Dock Ellis and the 1971 All-Star Game

I came across the most interesting facts while reading Dock Ellis’ obituary today.  (Note: Ellis didn’t die today…I just happened to read the NYT obit today, during a particularly slow, unproductive morning at work…).  First of all, did you know that Donald Hall is an Ellis biographer?  I had no idea.   Also, while most people are familiar with the famous LSD no-hitter, there are some other Dock Ellis gems in the annals of baseball.  My favorite is the 1971 All-Star game:

According to Ellis, he was told by the National League All-Star Manager, Sparky Anderson, that he wouldn’t be starting the game because the American League was starting Vida Blue, and the League didn’t want two African American pitchers facing each other in the All-Star matchup.  WHAT?!   You have to be kidding me! 

Turns out that Ellis was, in fact, kidding us all.  Sparky never made that comment, but because Dock Ellis alleged that the manager’s decision not to start him was motivated by race, he wound up getting the starting slot.   At the end of the day, it was easier for Sparky Anderson to just start Dock Ellis than try to deny that he had originally made a racially-motivated decision not to start him (even though he had never made the comment!).

Sonny Rollins vs. John Coltrane:

I was flipping through the music selection at the Minneapolis Central Library, and they have tons of Sonny Rollins CDs.  Tons of them!  But Coltrane appeared woefully underrepresented.  Upon checking the catalog, however, it appears there are 87 distinct titles filed under John Coltrane’s name and only 44 under Rollins’ name.  That means, contrary to my initial observation, that the library system owns nearly twice as much of Coltrane’s music. But while Trane’s discography is spread far and wide across the county-wide system, Sonny seems hunkered down in the 3rd floor stacks.  


Nov 20

Missed shows; mixed feelings

I’m blogging from work again, so I’ll make this quick.

2009 may go down as the year that I had the opportunity to see two veterans of the legendary SST record label and missed my chance.  The first occasion was earlier this year, when the Meat Puppets played the 7th St.
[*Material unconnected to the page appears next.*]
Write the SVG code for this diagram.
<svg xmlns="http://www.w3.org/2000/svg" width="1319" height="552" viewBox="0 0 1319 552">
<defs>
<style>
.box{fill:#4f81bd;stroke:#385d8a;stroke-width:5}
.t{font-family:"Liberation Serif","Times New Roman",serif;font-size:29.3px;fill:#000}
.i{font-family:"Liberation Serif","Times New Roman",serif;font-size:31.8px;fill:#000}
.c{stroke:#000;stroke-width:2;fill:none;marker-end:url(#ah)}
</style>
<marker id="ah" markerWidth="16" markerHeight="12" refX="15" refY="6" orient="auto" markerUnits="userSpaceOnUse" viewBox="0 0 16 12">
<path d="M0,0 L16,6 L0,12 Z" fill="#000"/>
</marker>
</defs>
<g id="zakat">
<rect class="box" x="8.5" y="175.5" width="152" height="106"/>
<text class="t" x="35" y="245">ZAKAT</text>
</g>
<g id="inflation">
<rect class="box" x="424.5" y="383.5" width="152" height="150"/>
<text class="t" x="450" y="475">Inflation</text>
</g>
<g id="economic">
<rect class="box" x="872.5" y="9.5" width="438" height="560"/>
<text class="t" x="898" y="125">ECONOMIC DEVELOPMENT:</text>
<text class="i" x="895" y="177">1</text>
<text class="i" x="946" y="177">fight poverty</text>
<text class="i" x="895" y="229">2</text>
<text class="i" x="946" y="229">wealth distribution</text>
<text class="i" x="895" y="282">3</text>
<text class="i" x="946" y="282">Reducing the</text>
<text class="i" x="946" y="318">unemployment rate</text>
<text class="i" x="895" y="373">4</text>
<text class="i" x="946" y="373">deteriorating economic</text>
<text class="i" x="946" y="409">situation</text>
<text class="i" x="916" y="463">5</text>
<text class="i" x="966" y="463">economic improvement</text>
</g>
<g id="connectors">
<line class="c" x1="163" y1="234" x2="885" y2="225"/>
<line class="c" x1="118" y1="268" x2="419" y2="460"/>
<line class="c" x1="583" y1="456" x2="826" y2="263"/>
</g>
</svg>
Entry.  I think the show was on a Sunday or something, and I decided that I couldn’t hang out at the 7th street, waiting til one o’clock or whenever the Kirkwood brothers would finally take the stage.  Looking back, I blew what may have been my only opportunity to hear those guys rip through “Backwater” (assuming they played it, that is). 

The most recent chance was a mainroom gig by Dinosaur, Jr.  At $20, I decided it was too pricy for a guy on my budget, and besides, it was a Wednesday night show.  Still, as I rode the bus home from class and “In a Jar” came on my mp3 player —  “I’ll be grazing by your window / Please come pat me on the head / I just want to find out what you’re nice to me for…” — and I kicked myself for not having tickets to that night’s show. They might actually play “In a Jar!”  They might play “Feel the Pain!”
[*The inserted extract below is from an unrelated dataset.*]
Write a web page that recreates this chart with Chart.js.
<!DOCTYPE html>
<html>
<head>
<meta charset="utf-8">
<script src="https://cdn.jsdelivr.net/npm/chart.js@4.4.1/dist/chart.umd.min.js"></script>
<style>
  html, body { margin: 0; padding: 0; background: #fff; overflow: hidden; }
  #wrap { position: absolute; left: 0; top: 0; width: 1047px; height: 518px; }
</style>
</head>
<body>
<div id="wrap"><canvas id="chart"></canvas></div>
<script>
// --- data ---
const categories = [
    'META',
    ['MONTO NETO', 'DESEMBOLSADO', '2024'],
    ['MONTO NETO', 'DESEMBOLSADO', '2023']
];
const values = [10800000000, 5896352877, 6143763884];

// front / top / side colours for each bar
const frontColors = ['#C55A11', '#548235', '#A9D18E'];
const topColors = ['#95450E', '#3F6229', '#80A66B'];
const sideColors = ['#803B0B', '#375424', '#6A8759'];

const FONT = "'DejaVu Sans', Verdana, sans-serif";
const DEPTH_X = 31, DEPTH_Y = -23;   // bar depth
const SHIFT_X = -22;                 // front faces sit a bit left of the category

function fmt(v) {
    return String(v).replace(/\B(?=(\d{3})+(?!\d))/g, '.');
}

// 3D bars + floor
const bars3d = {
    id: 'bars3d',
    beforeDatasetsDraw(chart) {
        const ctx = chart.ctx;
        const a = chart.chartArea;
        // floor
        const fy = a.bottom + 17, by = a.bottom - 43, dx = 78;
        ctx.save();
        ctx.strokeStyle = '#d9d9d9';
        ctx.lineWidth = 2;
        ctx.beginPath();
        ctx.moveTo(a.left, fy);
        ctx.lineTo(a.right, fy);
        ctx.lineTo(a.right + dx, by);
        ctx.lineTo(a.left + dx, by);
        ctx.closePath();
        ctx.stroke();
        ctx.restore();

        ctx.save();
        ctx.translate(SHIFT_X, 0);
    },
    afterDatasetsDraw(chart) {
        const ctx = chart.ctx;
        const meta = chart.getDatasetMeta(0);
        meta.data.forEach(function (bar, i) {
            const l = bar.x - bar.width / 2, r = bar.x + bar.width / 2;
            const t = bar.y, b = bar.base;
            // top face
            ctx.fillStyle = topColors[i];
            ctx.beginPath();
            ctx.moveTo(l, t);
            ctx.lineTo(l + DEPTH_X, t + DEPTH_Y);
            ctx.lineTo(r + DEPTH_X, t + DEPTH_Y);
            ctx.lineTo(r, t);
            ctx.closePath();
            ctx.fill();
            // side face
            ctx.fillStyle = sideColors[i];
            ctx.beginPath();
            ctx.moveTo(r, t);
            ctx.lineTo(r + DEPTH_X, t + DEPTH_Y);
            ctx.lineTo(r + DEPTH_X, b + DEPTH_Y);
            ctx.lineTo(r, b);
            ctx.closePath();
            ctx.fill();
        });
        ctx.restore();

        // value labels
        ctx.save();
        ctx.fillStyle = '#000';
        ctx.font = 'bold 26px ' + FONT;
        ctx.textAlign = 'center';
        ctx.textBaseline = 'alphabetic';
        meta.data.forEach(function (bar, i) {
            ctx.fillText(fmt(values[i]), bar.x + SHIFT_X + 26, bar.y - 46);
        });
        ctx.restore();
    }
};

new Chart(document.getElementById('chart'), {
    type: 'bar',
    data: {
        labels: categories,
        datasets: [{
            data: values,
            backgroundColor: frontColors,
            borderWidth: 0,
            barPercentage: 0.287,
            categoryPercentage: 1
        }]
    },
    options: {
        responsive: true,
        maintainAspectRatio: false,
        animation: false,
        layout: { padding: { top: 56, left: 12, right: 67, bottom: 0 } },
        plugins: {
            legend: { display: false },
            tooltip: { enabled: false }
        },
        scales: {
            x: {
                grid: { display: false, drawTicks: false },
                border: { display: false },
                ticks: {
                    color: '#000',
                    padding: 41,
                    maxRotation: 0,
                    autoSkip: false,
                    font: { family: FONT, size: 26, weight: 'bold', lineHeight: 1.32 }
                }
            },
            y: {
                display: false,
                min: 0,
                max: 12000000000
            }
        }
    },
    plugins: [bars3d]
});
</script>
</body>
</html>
I have flashbacks to July:  I’m thrashing around the living room while the “Feel the Pain” riff explodes from my stereo; I’m drunk on a weeknight and I knock over the ironing board; I return a crusty, beer-soaked copy of Ear Bleeding Country to the Hennepin County Library three weeks late; I get a weird look from my fiancé because I’m making tortured faces in the passenger seat of her car (because somehow I convinced her that it was a good idea to put Meat Puppets II in the CD player, and I’m showing [in my own weird way] how much I love those crazy sounds emanating from the speakers).
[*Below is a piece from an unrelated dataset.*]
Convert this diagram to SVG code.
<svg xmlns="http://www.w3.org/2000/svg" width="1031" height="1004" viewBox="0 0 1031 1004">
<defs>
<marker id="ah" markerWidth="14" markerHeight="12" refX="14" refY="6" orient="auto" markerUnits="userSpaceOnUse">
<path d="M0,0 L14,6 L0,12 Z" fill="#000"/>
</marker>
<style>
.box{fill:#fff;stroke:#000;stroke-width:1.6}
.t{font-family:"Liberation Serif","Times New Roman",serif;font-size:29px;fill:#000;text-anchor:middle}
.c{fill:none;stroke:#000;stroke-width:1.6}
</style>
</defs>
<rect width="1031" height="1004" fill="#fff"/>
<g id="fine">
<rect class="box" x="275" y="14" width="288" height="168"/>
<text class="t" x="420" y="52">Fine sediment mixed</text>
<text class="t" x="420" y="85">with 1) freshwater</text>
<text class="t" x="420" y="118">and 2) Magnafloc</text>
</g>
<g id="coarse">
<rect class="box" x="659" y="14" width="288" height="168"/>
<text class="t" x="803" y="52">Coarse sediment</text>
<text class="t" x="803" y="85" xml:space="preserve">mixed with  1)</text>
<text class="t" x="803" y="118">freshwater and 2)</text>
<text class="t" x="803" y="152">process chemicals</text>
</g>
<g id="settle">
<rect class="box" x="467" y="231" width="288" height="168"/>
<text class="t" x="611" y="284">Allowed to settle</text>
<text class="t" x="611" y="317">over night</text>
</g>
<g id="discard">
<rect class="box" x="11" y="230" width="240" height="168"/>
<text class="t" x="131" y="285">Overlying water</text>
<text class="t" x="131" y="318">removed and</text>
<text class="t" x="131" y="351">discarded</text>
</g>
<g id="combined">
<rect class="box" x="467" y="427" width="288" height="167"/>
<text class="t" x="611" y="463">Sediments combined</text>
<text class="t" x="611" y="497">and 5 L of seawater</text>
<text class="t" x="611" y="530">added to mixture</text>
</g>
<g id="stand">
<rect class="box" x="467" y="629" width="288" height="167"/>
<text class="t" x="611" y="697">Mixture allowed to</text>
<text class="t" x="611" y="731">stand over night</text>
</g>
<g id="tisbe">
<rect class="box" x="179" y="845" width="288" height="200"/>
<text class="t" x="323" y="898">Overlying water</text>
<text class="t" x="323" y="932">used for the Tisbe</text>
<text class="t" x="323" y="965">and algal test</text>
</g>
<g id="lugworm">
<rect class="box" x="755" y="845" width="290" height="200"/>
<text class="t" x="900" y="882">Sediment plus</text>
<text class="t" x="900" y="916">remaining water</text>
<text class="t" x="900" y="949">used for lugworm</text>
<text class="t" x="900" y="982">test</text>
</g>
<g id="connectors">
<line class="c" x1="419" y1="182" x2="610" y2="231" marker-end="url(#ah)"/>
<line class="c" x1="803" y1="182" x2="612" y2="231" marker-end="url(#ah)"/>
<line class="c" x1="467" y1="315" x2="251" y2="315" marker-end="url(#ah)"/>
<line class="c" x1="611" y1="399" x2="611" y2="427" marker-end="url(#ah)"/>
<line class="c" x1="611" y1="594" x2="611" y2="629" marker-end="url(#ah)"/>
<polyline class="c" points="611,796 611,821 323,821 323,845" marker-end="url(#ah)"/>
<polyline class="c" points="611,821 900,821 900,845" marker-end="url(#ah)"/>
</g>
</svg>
And so, as the Kirkwoods would say, “Some things will never change.”  I missed some of the loudest, feistiest bands that my CD collection has to offer.  I regret those decisions sometimes. Then again, if I want to follow the logic of the Kirkwoods, I would recognize that either “you just stand there looking backwards,” or you learn to live with your decisions and stop second-guessing yourself.